L’”età del bronzo” (dvaparayuga) appartiene a Krsna, al Kuruksetra e alla sacralità di Sarasvati; nell’”età del ferro” (kaliyuga) la sacralità appartiene al Gange.
Nell’oggi i riscontri astronomici sulle vicende del Mahabharata sono sconcertanti (individuati i momenti delle eclissi solare e lunare a conferma della battaglia del Kuruksetra e il passaggio di una grande cometa – Halley – ).

Tutti gli Itihasa splendono lungo i millenni, con la loro eterna saggezza, radicandosi nella coscienza dei popoli in ogni regione del pianeta.

Il Ramayana insegnando l’Unione-Unità (tra Sita e Rama) rivela il segreto per non avere alcun problema nell’umanità. Il male si presenta nella fragilità provocata dalla separazione, dalla frammentazione, dalla presunzione della “parte” di pensare di poter fare a meno di essere tutt’uno col “Tutto”: l’Uno-senza-secondo è vittorioso per sempre. Senza Unità è inevitabile la caduta nelle Tenebre. Rama insegna che senza la Conoscenza del Divino e la sua applicazione nella vita si finisce per smarrirsi, cadere nell’Oscurità. Rama consegna all’umanità la conoscenza del distacco dagli avvenimenti e l’illuminato strumento delle regole del Dharma che possono realizzare la Fratellanza Umana come inconfondibile legge cosmica.
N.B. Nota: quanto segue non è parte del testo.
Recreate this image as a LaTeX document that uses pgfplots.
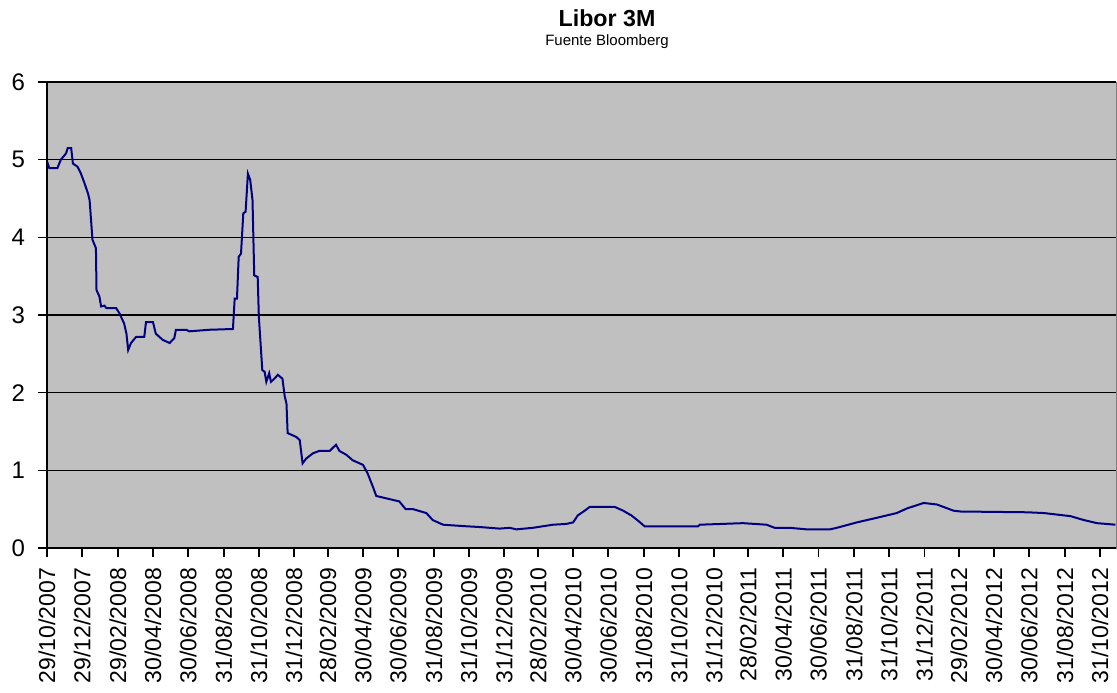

La Bhagavad-Gita come faro millenario offre un insegnamento pratico: insegna a saper agire. Il “profano” vive (per l’io e con l’io), nella sua ignoranza metafisica, per il frutto del godimento (dell’io); il “Sadhaka” deve apprendere, dall’insegnamento, ad avere la consapevolezza di agire per il non per l’io.